== Available data ==
-*-
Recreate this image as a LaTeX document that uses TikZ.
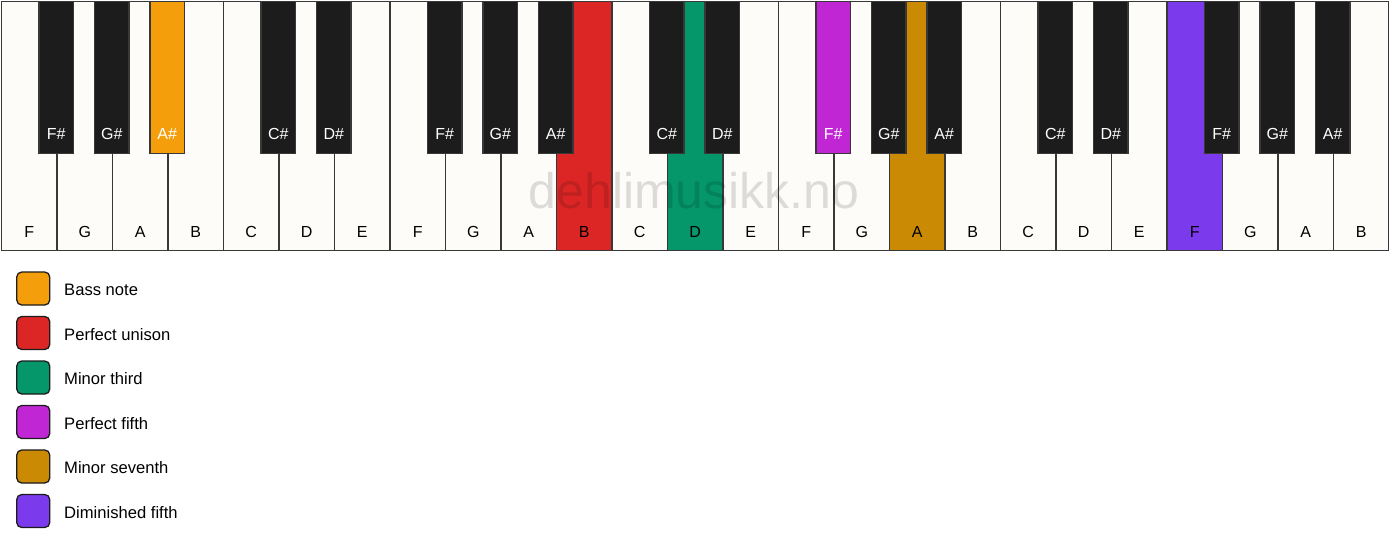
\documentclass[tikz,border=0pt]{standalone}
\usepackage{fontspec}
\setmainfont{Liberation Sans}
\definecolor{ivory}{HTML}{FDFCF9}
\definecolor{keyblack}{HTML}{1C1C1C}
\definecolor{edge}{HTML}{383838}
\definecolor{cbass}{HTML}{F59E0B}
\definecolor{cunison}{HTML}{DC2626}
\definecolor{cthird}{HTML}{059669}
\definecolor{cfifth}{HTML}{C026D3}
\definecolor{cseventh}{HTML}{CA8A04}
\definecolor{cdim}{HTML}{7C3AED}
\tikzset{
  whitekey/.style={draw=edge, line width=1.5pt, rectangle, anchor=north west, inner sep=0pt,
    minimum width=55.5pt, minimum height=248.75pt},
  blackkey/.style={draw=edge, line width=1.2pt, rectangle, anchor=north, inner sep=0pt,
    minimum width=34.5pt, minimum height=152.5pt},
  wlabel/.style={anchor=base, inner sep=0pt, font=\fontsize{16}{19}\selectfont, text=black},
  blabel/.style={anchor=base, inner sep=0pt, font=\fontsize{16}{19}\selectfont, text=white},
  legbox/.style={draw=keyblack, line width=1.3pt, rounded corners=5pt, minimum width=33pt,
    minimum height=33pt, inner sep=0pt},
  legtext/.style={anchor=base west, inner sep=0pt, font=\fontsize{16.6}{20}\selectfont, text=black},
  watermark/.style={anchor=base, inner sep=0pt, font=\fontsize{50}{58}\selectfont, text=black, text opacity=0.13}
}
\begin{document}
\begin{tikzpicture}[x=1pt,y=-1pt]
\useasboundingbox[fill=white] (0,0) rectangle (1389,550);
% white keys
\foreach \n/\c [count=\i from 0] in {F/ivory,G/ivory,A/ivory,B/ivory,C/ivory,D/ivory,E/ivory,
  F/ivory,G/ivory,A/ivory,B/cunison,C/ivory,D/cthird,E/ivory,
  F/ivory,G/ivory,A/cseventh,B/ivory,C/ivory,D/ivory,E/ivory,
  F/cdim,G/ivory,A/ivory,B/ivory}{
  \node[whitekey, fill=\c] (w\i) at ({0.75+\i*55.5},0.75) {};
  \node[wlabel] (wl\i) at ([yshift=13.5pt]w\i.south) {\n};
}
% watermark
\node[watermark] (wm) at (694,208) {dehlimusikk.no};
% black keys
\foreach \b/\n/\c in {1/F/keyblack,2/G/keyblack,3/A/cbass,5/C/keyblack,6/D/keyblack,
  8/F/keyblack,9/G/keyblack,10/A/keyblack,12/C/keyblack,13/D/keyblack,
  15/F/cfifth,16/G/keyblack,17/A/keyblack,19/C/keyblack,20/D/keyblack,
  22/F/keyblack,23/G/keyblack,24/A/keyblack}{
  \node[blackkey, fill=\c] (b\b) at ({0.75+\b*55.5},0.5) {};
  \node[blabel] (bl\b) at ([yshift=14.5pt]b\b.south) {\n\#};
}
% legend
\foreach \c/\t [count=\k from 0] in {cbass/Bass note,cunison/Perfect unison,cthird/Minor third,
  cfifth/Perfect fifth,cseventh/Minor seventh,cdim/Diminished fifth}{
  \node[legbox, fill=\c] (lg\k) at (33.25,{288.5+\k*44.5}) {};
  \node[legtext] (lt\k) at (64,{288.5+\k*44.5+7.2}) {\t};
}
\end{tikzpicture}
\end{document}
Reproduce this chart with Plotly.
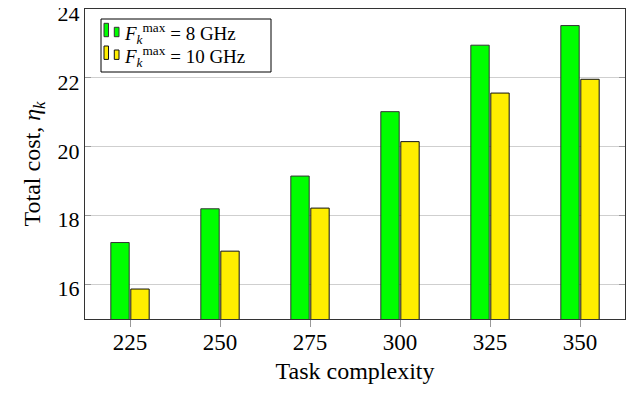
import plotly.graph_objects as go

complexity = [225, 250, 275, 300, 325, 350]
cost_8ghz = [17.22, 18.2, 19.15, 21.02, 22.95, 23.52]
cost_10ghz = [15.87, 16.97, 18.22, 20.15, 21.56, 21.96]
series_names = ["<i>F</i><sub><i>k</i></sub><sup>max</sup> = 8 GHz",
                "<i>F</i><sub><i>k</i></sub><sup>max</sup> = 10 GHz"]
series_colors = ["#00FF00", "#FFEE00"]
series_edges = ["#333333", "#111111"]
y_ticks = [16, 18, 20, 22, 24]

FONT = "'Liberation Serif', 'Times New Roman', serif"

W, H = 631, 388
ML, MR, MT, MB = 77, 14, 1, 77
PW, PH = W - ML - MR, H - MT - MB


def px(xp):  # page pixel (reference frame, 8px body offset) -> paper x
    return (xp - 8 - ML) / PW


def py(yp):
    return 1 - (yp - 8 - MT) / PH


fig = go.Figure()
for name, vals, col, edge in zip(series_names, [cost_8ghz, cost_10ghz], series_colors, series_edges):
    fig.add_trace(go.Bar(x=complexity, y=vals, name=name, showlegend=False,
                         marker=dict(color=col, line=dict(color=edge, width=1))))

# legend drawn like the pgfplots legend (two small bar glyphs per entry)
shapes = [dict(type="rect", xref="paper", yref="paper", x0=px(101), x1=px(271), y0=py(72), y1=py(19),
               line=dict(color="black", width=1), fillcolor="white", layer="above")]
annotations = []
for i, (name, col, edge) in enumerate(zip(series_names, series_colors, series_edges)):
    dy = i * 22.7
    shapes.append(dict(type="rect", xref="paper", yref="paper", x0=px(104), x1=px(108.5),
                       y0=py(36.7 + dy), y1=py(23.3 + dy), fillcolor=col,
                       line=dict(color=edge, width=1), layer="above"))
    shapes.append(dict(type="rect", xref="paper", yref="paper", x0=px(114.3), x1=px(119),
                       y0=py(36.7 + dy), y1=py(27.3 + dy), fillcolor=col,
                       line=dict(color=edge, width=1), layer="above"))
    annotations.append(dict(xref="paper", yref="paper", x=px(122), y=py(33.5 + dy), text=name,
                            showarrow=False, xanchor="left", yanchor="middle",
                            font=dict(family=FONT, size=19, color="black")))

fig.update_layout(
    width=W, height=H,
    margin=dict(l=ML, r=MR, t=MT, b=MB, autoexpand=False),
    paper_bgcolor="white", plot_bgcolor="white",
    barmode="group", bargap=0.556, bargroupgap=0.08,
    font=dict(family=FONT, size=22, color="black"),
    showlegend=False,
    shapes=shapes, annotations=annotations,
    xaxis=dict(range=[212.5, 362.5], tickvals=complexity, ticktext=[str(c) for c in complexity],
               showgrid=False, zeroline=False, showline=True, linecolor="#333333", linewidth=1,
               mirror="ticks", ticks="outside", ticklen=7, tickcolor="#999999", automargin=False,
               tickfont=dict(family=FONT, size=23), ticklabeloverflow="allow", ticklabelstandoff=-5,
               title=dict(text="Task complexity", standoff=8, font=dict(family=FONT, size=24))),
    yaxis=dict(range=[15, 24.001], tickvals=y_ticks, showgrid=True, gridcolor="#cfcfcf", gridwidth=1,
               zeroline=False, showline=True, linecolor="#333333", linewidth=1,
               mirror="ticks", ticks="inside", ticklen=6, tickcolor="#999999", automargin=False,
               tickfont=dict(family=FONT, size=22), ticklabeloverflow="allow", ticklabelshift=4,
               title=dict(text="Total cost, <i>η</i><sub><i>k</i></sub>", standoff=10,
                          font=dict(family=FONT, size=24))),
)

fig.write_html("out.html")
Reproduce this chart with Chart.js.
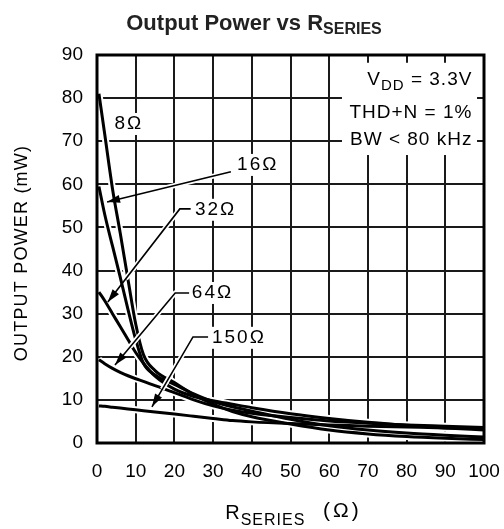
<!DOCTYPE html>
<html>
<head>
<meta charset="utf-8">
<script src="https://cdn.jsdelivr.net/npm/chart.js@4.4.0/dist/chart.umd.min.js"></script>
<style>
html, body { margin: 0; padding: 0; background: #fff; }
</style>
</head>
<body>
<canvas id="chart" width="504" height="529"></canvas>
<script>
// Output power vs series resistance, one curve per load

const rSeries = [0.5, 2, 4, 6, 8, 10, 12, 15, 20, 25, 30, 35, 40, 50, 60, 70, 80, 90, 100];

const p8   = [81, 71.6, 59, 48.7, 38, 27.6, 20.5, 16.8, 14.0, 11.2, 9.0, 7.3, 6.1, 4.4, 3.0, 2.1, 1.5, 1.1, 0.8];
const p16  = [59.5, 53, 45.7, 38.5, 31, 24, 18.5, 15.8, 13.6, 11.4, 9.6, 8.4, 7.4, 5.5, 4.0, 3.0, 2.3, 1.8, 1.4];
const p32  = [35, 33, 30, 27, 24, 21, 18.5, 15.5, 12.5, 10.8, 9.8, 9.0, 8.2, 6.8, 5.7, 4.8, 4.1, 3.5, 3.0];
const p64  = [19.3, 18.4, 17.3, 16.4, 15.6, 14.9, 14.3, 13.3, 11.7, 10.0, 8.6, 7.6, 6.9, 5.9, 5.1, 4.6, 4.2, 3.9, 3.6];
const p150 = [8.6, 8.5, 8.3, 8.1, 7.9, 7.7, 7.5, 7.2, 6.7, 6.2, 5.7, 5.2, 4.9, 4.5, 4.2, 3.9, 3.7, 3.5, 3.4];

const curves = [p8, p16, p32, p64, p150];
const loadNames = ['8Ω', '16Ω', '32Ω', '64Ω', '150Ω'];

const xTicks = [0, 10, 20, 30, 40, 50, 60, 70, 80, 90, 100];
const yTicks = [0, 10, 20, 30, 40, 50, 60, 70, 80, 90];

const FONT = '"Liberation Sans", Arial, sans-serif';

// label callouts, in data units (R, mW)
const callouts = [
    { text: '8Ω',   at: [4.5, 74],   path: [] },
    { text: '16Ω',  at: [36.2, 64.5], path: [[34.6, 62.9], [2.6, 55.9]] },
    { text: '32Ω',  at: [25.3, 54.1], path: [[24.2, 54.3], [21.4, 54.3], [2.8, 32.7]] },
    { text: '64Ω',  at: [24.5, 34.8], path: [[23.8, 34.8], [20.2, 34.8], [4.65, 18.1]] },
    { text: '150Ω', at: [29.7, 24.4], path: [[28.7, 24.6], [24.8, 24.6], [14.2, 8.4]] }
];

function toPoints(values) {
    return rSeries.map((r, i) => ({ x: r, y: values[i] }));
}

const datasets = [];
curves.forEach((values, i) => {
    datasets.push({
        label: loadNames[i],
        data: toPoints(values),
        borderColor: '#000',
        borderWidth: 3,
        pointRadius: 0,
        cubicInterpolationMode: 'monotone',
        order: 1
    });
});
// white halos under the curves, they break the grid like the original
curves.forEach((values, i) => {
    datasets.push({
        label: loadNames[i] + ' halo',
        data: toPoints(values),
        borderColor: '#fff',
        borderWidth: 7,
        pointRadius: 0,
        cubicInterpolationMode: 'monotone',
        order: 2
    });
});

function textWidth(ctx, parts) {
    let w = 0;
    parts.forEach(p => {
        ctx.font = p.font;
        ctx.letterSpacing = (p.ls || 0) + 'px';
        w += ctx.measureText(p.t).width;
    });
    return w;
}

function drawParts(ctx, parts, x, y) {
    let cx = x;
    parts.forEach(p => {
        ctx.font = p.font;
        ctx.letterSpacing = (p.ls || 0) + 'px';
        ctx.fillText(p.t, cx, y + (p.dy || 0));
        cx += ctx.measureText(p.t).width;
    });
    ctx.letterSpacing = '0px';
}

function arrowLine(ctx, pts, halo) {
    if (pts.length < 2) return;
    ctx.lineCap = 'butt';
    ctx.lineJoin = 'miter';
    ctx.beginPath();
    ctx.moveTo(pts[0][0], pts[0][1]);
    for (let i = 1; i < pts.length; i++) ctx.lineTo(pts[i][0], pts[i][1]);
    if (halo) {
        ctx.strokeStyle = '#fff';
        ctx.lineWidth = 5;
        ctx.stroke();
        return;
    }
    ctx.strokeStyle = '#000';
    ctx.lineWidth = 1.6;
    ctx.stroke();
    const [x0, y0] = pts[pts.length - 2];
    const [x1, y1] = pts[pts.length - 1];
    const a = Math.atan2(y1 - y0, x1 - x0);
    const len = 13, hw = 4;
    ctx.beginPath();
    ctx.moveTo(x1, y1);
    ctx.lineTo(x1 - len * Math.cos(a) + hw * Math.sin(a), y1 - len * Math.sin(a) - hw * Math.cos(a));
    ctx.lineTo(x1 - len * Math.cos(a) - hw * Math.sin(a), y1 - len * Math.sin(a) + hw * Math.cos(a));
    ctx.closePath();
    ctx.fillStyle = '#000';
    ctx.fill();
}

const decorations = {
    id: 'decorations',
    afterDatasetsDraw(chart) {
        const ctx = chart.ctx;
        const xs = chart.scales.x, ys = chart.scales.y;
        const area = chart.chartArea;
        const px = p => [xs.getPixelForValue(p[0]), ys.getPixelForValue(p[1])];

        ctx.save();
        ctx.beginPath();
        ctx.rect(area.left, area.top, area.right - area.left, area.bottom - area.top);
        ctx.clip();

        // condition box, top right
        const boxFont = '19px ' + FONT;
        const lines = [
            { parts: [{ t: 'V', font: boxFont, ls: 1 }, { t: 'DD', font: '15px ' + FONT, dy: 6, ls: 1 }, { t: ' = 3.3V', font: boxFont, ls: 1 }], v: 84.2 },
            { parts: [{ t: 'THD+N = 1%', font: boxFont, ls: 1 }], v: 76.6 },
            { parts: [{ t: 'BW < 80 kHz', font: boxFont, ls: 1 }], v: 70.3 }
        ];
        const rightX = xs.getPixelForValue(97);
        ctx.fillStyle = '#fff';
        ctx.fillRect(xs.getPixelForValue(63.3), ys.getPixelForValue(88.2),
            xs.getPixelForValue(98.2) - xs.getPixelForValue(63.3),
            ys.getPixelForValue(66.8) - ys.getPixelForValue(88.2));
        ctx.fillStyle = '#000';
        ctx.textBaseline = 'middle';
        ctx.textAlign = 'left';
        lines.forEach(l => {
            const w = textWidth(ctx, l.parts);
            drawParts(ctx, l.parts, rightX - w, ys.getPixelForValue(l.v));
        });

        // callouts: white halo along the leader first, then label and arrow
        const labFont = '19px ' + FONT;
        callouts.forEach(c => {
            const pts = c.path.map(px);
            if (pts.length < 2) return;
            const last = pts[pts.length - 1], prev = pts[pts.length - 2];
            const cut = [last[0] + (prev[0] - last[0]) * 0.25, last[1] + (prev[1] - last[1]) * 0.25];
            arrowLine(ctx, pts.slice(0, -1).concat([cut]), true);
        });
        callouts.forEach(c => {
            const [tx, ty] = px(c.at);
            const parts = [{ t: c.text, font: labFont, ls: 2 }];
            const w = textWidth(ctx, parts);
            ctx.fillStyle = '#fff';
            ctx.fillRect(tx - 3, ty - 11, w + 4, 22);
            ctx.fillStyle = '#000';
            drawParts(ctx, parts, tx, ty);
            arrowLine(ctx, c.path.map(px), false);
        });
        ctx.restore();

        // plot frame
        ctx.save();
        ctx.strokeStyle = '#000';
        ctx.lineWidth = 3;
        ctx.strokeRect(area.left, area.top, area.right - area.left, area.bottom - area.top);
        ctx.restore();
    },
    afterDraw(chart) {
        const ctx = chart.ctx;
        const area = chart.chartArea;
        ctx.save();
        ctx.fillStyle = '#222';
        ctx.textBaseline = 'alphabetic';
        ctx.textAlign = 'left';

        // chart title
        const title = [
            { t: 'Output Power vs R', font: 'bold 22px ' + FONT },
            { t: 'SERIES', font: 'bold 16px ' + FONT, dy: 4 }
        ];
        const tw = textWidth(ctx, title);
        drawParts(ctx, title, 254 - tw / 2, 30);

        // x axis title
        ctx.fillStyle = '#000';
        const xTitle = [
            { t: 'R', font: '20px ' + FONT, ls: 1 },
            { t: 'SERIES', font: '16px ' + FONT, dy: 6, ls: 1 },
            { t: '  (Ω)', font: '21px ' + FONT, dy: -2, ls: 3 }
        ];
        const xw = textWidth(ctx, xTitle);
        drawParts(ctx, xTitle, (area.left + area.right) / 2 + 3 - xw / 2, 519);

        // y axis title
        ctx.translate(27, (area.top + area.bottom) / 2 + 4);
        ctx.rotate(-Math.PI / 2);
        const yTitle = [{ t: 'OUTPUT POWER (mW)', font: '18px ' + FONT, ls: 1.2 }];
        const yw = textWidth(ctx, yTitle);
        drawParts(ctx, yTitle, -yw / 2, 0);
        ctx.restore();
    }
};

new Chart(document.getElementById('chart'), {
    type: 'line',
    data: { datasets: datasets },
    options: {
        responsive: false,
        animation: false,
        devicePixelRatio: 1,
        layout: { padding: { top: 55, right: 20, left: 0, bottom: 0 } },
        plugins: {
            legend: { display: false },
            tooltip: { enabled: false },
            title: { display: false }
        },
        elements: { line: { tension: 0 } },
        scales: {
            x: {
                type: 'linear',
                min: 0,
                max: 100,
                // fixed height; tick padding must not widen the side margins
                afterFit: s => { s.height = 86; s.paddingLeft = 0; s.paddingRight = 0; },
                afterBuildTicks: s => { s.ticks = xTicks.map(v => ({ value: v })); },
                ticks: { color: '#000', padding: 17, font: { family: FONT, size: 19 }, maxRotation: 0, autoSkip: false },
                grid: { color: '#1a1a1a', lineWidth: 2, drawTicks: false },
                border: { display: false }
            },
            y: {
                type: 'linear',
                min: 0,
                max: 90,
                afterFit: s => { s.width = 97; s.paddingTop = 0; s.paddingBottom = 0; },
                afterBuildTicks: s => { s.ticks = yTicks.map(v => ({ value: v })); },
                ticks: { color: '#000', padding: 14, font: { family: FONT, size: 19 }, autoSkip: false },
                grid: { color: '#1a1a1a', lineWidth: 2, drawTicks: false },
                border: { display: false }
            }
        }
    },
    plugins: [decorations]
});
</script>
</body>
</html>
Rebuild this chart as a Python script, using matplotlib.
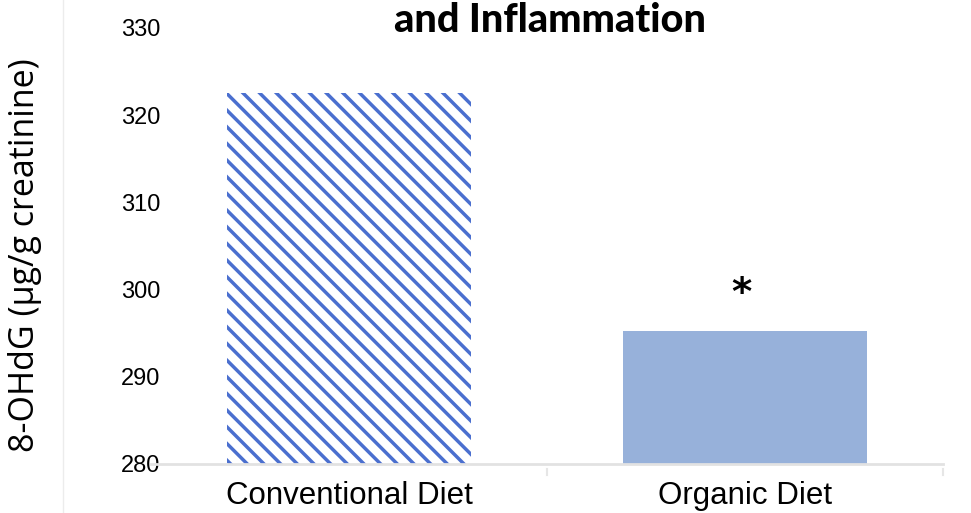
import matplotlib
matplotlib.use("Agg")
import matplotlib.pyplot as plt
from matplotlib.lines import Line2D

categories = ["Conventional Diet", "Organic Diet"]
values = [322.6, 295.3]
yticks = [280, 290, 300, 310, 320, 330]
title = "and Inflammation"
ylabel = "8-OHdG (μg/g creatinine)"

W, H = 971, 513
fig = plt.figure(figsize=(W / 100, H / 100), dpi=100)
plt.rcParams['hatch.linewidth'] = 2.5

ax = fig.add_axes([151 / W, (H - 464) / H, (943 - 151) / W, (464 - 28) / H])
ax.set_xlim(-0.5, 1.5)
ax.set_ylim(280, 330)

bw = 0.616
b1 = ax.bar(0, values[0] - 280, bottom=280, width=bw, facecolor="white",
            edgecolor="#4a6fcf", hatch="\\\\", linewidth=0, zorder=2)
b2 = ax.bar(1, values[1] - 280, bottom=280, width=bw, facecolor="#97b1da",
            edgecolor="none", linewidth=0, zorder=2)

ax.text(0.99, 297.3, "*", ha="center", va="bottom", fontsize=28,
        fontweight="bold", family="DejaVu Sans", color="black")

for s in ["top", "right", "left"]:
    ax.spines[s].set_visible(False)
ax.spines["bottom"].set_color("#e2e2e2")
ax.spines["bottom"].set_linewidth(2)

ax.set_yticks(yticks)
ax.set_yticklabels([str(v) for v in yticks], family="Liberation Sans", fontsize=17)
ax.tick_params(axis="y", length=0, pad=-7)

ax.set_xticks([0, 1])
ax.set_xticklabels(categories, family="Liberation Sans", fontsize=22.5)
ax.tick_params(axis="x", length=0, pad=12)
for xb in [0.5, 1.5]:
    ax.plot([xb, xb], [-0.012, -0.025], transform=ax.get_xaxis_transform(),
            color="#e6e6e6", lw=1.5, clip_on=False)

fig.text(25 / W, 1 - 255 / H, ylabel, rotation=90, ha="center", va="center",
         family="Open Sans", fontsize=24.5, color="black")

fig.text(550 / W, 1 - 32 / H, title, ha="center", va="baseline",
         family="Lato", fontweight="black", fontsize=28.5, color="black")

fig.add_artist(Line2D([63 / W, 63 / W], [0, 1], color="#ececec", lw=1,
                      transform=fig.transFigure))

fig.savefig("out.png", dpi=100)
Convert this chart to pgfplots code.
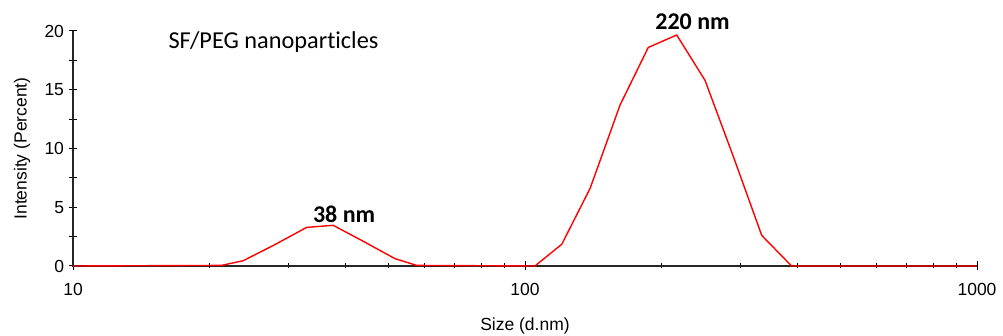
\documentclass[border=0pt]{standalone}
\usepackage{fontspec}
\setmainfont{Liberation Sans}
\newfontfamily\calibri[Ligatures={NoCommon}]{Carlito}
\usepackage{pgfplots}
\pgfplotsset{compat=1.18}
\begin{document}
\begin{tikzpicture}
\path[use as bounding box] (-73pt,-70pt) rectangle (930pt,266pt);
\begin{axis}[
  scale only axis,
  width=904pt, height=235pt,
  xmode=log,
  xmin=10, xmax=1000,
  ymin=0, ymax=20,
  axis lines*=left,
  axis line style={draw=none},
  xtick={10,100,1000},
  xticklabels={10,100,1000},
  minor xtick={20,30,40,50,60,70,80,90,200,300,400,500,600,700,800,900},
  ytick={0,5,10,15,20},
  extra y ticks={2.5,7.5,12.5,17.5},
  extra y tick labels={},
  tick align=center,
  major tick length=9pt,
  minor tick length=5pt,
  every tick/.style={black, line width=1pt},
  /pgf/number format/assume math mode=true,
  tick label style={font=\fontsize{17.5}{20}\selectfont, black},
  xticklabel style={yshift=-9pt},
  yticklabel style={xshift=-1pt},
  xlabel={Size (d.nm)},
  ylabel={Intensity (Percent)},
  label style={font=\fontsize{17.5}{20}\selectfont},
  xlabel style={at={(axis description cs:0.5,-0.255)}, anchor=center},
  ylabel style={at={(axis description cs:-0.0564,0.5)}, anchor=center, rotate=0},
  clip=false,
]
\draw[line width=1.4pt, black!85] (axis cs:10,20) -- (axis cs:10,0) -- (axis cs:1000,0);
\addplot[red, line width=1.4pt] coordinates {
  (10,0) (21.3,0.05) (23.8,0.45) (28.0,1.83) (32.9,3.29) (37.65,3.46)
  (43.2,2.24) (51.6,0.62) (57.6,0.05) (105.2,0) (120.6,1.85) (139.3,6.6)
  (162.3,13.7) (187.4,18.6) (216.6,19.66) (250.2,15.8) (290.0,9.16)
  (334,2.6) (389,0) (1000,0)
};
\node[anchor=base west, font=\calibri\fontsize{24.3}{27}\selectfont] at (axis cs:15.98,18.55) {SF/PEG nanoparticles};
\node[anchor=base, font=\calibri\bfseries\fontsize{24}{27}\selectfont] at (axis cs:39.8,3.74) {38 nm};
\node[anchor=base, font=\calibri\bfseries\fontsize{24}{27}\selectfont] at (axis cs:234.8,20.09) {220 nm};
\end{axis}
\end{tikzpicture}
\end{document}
-*-
== Exercise goal ==
Make an exact copy of the lines from the one holding "Reproduce this chart with Plotly." through the one holding "marker=dict(color=col, line=dict(color=edge, width=1))))", end lines included, without the pictures.

== Finished task ==
Reproduce this chart with Plotly.
import plotly.graph_objects as go

complexity = [225, 250, 275, 300, 325, 350]
cost_8ghz = [17.22, 18.2, 19.15, 21.02, 22.95, 23.52]
cost_10ghz = [15.87, 16.97, 18.22, 20.15, 21.56, 21.96]
series_names = ["<i>F</i><sub><i>k</i></sub><sup>max</sup> = 8 GHz",
                "<i>F</i><sub><i>k</i></sub><sup>max</sup> = 10 GHz"]
series_colors = ["#00FF00", "#FFEE00"]
series_edges = ["#333333", "#111111"]
y_ticks = [16, 18, 20, 22, 24]

FONT = "'Liberation Serif', 'Times New Roman', serif"

W, H = 631, 388
ML, MR, MT, MB = 77, 14, 1, 77
PW, PH = W - ML - MR, H - MT - MB


def px(xp):  # page pixel (reference frame, 8px body offset) -> paper x
    return (xp - 8 - ML) / PW


def py(yp):
    return 1 - (yp - 8 - MT) / PH


fig = go.Figure()
for name, vals, col, edge in zip(series_names, [cost_8ghz, cost_10ghz], series_colors, series_edges):
    fig.add_trace(go.Bar(x=complexity, y=vals, name=name, showlegend=False,
                         marker=dict(color=col, line=dict(color=edge, width=1))))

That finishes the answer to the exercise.